The Rash sided with the opponents of Maimonides in their disputes. He kept up a lively correspondence with Rabbi Meïr Abulafia, and like him, condemned Maimonides' rationalistic views on bodily resurrection and Talmudic haggadah. He also sided with Rabbi Abulafia in his objection to some of Maimonides' halachic views, and reproached Maimonides for not having indicated the Talmudic sources in his Mishneh Torah. However, he did express his great admiration for Maimonides saying, "I have heard that the gates of wisdom have been revealed to him". Later on he quarreled with Rabbi Abulafia because Abulafia was offended by some of his remarks.

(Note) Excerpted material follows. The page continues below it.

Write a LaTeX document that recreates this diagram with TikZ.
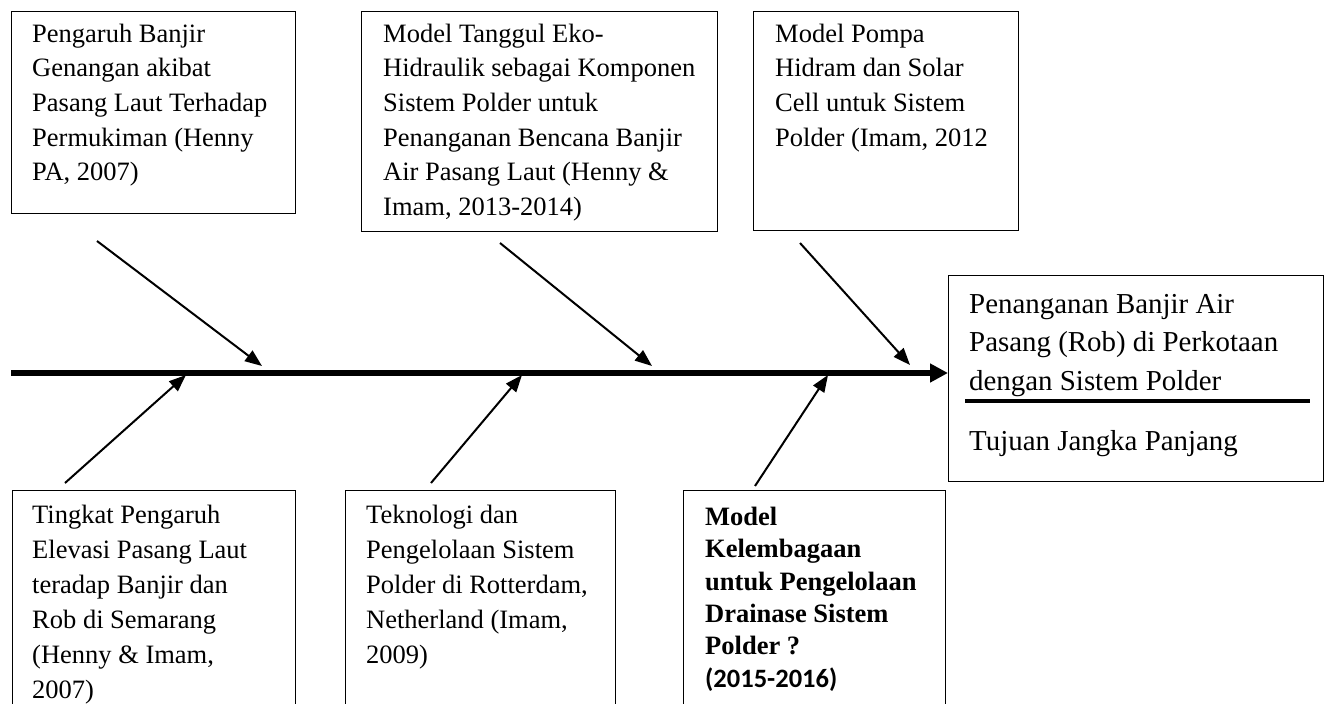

Due to persecution of the Jews by Pope Innocent III, the Rash joined 300 English and French rabbis in emigrating to Palestine about 1211. For some years he lived in Jerusalem, hence he is designated "the Jerusalemite" or "Rabbi Samson of the Land of Israel". He died in Acre around 1230 and he was buried at the foot of Mount Carmel.
Just before his death, he was the founder of the Talmudic School of Acre. This allowed Yehiel of Paris, among others, to settle in Haifa after the trial of the Talmud in 1240 and a new expulsion of the Jews of France.

==Works==
He authored many tosafot, abridged by Eliezer of Touques. They are fundamentally important, the principal sources for the interpretation of the Talmud. In addition to the many tosafot he composed, he also authored a commentary on two of the Mishnaic orders, Zeraim and Tohorot.

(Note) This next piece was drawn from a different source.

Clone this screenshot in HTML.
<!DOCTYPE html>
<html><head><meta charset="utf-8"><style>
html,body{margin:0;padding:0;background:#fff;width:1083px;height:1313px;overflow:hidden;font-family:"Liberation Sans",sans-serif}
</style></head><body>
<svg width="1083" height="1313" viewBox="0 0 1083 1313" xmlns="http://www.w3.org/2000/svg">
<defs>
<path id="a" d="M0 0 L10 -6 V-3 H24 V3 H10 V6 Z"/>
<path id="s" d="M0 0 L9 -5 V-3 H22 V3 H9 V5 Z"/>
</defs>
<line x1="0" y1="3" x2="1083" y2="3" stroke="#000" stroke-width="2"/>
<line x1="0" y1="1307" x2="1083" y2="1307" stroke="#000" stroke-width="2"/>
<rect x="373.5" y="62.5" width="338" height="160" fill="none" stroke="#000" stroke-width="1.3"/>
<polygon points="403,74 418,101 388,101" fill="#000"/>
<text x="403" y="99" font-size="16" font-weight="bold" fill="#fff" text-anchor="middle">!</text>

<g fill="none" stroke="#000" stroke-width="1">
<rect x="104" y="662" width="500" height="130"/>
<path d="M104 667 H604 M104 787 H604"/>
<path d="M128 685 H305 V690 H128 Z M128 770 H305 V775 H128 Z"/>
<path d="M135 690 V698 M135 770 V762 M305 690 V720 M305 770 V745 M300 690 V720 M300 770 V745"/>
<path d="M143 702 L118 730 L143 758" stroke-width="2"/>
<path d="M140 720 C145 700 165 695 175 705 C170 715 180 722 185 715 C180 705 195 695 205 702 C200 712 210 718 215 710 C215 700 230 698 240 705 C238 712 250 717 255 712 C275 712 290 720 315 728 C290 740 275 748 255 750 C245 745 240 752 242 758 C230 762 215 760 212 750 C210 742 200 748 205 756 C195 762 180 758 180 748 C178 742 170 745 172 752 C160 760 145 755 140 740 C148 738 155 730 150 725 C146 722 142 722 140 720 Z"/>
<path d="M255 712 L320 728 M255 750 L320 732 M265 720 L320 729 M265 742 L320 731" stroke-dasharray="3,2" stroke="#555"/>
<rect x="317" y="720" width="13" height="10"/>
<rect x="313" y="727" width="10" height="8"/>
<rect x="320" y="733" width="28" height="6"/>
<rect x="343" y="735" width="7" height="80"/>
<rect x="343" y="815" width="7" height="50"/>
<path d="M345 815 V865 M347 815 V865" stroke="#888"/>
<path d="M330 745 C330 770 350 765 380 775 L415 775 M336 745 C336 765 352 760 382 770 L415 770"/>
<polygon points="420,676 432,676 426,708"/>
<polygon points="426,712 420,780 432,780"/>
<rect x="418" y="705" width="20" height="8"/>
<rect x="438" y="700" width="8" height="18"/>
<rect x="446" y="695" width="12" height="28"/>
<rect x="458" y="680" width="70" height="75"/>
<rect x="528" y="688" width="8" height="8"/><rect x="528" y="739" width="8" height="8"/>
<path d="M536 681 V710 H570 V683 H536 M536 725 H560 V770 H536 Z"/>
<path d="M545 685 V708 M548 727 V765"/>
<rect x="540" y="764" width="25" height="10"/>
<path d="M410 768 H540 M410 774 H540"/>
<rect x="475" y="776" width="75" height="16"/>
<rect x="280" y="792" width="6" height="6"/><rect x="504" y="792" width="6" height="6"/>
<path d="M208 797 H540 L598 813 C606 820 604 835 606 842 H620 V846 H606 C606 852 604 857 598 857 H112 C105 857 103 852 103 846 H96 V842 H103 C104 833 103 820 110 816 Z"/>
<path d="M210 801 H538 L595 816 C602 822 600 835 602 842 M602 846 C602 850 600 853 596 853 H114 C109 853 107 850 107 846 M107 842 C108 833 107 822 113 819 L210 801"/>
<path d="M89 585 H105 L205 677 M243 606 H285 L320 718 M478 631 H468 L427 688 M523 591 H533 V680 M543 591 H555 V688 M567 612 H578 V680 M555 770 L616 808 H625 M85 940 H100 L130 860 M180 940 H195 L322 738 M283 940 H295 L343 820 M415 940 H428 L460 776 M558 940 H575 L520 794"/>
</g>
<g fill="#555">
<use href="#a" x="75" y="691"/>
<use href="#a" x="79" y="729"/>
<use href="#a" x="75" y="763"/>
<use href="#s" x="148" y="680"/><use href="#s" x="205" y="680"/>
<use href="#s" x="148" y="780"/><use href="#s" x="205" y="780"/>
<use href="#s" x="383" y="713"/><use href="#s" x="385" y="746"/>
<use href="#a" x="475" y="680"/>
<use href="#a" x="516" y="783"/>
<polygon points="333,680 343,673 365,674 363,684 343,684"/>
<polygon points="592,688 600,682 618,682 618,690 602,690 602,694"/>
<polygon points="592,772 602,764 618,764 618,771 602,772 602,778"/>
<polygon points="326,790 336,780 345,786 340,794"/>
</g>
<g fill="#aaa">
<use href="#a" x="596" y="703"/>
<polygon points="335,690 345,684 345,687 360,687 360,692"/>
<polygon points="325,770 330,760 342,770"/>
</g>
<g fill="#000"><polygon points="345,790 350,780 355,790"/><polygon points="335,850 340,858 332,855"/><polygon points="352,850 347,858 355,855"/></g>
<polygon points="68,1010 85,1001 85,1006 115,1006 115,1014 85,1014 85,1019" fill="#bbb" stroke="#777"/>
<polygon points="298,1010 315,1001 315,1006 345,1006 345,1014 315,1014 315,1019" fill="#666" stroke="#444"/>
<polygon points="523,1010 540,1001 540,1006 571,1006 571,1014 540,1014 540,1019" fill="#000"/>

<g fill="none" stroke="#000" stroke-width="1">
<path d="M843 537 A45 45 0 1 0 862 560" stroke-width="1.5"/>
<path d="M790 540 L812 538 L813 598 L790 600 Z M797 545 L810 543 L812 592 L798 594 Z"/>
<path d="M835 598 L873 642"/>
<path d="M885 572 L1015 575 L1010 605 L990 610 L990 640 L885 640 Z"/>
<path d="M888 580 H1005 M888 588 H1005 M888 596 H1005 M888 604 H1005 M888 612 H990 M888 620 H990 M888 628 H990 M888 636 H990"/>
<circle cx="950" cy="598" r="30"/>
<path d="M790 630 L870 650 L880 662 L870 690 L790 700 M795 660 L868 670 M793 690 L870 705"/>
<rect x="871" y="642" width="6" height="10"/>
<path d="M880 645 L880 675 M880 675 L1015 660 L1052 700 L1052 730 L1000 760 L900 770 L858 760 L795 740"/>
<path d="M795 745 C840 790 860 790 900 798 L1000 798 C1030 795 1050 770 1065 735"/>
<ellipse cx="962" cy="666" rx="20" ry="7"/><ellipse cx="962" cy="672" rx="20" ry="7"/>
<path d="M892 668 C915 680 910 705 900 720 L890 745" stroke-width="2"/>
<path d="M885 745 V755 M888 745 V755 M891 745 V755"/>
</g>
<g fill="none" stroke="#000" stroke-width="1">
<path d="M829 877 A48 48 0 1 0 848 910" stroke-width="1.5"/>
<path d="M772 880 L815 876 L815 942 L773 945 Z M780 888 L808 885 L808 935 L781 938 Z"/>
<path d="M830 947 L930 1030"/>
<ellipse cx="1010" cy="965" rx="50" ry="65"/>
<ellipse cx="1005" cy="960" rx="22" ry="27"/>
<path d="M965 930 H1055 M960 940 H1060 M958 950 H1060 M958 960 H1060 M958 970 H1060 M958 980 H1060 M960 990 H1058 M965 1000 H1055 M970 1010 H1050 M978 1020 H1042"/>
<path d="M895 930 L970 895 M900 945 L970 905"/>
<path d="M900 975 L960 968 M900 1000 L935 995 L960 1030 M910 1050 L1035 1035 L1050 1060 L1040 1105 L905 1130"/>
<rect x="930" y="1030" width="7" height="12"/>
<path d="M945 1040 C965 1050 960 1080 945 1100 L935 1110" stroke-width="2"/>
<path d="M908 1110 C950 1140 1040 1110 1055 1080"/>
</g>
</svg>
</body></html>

He frequently refers therein to the Jerusalem Talmud, to which he devoted more attention than any of his predecessors or contemporaries, and to the older compilations Tosefta, Mechilta, Sifra, and Sifre, and he tries to reconcile the discrepancies between them and the Mishnah. He refers to Nathan ben Jehiel, to Rashi, to Rabbi Isaac ben Melchizedek of Siponto, and other authorities, but never mentions Rambam's commentary, which he probably did not know.

According to Jacob ben Aksai, Rabbi Samson also wrote commentaries on Shekalim, Eduyot, Middot, and Dinnim, but none are extant.

He also wrote a commentary on the Sifra; for this, besides other older works, he utilized the commentary of Abraham ben David of Posquières (Rabad), which he quotes under the designation "Hachmei Lunel" or "Hachmei Provence", without mentioning the author's name.

Rabbi Meïr Abulafia speaks of Rabbi Samson's father, Abraham, as a pious, saintly, and noble man. Rabbi Samson's brother, Isaac of Dampierre (Riba), also known as Isaac the Younger to distinguish him from his teacher Isaac the Elder (Isaac ben Samuel), whom he succeeded as principal of the school of Dampierre, is also one of the prominent tosafists. He wrote some liturgical poems (piyutim) and a commentary on the Pentateuch. He died about 1210, and Rabbi Samson attended his funeral. Both brothers are frequently mentioned in works such as Or Zarua, The Mordechai, Orchot Chaim, SeMaG, Semak (authored by a student of the Rash), Kol Bo, Sha'are Dura, Haggahot Maimuniyyot, Terumat HaDeshen and similar works, and by Asher ben Jehiel and Meir of Rothenburg.